• Stated goal
Locate each line below that includes "Output" and reproduce it.

• Given data
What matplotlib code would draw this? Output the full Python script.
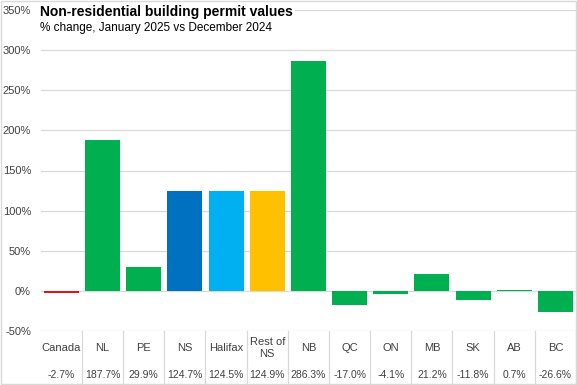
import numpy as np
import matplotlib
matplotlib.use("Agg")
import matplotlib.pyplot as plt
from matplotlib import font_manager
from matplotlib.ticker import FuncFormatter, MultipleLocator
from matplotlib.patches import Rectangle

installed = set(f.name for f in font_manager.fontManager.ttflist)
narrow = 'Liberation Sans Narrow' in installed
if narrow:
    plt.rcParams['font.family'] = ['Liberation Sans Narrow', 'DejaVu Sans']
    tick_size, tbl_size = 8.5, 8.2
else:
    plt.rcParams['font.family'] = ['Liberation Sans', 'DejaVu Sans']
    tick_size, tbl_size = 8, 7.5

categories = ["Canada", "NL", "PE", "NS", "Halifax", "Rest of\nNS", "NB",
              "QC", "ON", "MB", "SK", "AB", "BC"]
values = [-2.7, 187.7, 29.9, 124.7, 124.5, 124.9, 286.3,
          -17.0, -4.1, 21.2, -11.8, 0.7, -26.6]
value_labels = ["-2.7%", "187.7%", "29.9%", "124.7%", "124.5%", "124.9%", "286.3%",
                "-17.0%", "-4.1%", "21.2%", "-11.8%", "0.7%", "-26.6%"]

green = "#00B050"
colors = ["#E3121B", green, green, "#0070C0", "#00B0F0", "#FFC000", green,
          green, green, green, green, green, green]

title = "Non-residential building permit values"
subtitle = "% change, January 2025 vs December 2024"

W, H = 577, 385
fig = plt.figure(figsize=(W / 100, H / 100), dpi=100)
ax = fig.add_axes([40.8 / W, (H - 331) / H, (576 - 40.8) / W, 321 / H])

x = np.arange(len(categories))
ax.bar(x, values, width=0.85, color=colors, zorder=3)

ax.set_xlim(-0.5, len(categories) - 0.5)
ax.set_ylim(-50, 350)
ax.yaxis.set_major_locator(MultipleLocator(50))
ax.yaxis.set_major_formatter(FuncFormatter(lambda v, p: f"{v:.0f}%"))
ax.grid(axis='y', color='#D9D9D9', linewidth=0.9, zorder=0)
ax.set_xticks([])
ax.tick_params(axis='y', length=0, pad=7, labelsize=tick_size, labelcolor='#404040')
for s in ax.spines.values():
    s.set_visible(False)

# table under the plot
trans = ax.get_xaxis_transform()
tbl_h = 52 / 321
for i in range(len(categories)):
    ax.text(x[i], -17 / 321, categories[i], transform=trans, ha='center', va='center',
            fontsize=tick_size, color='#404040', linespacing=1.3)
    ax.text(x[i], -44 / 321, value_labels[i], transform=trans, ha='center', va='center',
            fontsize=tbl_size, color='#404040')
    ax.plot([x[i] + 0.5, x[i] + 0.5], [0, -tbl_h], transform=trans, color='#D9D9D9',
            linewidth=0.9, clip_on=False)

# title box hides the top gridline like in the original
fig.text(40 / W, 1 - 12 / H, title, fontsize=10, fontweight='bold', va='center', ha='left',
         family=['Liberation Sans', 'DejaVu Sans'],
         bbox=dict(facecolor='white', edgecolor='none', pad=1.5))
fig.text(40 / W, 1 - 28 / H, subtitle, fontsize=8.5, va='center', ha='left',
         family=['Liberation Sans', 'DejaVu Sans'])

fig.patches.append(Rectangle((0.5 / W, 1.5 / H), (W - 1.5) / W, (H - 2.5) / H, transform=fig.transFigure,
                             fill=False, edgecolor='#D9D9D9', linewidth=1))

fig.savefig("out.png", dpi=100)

--

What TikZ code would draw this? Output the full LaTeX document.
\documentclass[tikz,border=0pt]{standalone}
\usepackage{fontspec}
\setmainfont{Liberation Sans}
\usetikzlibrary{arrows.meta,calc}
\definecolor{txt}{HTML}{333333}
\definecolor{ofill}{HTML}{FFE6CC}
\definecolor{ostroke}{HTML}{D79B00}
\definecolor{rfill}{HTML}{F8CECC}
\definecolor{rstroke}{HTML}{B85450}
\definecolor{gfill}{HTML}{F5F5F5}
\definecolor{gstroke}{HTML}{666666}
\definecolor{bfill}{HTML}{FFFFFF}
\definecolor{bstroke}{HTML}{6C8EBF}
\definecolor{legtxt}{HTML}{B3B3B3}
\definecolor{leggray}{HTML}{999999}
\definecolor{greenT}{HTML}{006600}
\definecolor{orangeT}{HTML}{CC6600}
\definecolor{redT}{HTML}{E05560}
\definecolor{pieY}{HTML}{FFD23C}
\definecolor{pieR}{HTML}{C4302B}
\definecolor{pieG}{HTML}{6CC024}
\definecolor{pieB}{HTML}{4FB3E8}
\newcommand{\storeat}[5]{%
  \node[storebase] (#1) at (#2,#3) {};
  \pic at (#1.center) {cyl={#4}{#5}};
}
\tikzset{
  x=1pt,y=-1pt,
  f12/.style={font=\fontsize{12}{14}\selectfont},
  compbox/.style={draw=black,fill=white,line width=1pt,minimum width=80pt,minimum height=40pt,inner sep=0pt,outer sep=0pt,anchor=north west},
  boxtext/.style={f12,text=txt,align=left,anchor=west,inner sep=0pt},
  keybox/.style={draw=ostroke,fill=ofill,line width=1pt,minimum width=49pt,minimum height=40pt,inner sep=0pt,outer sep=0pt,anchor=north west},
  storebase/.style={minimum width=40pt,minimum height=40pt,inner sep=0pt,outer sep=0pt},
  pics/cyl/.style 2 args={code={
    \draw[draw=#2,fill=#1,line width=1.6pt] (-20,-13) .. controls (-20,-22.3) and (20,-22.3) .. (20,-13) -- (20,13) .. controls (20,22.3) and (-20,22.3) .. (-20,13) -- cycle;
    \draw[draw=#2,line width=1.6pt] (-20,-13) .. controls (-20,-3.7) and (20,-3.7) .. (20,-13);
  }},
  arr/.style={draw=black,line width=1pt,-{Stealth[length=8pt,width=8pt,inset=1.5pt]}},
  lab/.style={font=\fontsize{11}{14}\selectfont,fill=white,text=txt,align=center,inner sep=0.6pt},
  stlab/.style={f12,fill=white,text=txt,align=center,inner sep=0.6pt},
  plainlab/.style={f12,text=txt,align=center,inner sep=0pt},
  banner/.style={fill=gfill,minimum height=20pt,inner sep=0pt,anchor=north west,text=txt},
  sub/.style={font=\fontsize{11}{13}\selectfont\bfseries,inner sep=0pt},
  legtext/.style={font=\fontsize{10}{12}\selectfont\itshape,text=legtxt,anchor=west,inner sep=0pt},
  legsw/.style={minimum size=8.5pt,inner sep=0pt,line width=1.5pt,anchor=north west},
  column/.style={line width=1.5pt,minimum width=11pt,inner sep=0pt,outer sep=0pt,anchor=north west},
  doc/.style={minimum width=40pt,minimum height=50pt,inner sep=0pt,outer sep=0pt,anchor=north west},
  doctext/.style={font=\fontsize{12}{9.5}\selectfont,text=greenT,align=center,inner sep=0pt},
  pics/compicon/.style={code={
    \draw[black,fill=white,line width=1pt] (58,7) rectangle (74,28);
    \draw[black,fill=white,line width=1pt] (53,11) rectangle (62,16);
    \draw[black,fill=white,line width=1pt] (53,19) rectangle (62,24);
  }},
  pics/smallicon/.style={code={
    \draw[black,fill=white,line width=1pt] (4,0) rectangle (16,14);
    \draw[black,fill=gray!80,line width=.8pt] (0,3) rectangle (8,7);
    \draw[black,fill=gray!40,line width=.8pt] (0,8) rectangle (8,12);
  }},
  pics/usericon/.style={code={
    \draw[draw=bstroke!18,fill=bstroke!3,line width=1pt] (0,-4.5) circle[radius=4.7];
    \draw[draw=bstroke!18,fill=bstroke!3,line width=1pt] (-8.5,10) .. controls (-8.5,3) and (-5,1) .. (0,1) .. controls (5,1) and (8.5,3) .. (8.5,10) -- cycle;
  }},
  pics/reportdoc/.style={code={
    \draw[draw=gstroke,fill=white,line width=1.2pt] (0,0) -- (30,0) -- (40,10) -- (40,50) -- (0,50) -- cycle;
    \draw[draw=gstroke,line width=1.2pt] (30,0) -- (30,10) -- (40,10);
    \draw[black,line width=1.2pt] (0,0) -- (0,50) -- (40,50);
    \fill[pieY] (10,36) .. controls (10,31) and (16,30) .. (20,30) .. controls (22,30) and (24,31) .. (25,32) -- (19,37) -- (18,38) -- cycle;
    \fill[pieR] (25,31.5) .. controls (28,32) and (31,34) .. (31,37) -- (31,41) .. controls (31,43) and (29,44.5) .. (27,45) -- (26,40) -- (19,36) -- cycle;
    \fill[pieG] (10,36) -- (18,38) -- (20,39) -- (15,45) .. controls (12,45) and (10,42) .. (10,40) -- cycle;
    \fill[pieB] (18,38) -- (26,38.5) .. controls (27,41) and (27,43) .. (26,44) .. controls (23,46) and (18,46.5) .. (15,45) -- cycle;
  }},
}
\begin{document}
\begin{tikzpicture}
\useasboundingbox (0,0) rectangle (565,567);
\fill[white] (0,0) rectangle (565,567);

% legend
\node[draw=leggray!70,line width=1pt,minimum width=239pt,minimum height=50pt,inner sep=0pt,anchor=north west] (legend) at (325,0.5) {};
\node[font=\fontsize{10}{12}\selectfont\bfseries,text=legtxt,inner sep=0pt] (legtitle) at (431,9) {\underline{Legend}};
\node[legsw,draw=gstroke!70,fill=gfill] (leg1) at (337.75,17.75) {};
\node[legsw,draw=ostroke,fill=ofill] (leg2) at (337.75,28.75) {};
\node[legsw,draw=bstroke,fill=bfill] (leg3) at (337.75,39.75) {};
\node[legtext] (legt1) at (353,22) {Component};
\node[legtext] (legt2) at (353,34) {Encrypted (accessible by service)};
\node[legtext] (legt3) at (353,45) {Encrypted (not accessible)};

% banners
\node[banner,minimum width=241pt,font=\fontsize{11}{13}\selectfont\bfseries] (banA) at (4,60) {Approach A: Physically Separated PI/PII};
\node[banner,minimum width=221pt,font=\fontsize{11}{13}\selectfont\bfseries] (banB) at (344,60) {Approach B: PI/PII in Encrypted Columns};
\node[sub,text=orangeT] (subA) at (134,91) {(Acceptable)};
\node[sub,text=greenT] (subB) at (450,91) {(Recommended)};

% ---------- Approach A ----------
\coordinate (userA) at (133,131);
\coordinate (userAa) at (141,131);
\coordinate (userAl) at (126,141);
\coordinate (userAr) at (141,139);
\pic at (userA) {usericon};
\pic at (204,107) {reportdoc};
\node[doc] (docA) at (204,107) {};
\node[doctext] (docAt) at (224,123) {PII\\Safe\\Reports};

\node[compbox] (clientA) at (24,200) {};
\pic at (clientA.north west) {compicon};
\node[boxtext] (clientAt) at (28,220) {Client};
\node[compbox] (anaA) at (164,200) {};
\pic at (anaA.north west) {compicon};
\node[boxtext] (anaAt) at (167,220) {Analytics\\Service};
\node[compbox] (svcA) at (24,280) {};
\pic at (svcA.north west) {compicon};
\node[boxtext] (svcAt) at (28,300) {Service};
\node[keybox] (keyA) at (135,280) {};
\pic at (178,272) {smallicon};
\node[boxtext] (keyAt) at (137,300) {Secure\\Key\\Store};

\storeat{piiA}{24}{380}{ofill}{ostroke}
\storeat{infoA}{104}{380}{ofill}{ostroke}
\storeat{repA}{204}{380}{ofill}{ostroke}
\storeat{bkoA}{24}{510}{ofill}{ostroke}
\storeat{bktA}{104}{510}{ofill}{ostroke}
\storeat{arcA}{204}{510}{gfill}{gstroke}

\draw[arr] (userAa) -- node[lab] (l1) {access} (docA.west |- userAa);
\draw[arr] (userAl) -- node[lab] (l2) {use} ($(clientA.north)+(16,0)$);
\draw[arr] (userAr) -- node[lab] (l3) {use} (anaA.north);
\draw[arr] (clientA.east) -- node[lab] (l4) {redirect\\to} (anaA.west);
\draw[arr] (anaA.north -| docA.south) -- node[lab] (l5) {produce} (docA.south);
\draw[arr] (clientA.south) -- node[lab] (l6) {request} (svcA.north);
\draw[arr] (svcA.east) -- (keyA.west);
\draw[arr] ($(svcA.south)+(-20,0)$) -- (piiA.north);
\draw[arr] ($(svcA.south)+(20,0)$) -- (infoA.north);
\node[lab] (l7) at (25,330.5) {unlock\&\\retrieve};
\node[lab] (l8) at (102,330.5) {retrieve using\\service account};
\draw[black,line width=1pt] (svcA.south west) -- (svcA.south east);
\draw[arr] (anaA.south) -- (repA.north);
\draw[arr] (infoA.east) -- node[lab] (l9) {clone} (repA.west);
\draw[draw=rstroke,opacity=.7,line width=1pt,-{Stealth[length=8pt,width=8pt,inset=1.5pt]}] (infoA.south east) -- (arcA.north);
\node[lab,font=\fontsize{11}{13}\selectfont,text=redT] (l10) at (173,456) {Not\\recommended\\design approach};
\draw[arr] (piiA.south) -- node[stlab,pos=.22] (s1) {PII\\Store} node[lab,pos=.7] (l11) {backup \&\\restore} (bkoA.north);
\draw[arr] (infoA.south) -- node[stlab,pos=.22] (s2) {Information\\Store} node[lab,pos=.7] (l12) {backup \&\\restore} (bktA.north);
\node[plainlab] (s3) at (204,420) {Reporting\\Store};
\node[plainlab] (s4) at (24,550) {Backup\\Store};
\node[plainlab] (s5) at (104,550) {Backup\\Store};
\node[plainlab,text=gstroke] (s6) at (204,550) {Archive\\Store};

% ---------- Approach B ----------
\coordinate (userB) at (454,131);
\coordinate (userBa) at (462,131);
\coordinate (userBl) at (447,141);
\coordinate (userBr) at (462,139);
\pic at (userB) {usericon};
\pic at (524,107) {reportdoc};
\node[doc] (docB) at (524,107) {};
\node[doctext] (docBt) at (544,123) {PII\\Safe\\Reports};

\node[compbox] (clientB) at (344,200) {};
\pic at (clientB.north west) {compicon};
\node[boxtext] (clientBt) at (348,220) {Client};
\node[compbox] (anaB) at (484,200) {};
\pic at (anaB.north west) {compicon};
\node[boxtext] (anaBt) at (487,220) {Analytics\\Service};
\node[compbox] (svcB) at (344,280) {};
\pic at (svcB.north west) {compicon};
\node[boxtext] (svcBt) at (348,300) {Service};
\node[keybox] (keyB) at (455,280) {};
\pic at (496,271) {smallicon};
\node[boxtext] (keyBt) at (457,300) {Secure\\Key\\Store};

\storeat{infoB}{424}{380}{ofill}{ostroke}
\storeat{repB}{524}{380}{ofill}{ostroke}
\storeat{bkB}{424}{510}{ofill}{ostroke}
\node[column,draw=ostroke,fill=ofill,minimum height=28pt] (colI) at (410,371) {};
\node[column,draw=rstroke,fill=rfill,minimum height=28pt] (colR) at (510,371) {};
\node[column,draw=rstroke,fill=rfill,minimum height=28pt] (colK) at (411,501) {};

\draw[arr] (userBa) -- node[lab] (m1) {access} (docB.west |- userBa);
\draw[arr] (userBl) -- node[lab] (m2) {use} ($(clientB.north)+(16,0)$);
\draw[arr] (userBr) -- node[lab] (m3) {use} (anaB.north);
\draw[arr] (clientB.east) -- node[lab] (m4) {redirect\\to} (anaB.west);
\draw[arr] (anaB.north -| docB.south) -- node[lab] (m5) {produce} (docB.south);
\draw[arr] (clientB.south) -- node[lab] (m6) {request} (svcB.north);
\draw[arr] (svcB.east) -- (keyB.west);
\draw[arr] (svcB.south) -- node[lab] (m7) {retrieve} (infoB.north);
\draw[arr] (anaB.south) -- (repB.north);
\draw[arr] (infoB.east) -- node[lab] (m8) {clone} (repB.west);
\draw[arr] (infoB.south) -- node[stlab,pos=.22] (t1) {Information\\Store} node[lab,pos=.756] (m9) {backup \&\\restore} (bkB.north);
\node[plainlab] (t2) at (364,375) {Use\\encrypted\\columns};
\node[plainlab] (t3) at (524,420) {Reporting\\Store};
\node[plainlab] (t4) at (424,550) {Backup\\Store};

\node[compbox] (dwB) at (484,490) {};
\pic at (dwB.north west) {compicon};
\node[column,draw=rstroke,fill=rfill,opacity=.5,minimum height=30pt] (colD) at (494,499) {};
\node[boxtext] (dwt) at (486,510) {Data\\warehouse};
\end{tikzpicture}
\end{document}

--

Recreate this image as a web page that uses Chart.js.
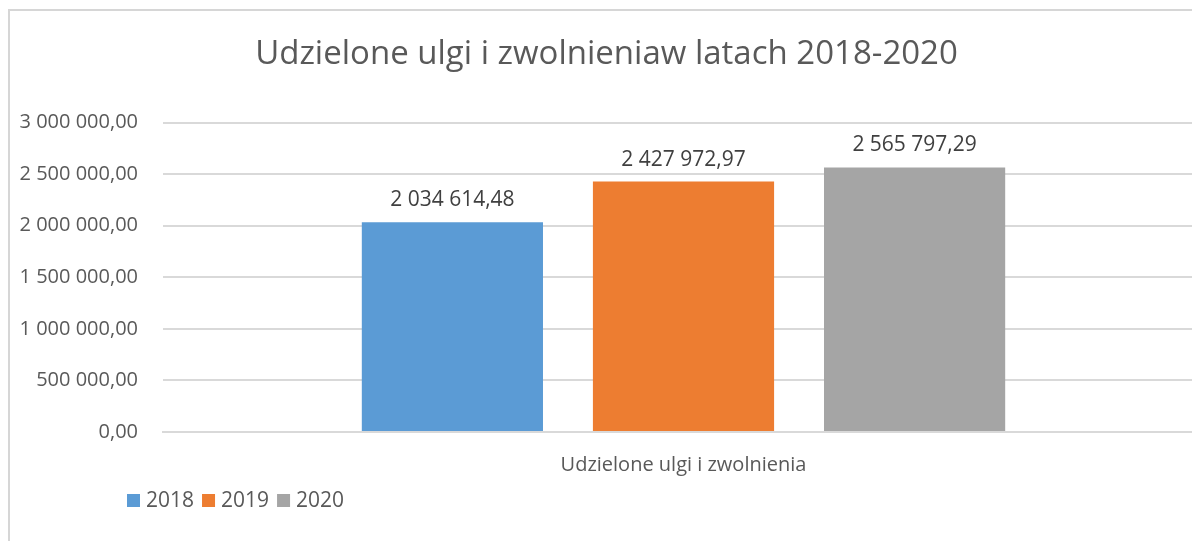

• Exercise answer
What matplotlib code would draw this? Output the full Python script.
What TikZ code would draw this? Output the full LaTeX document.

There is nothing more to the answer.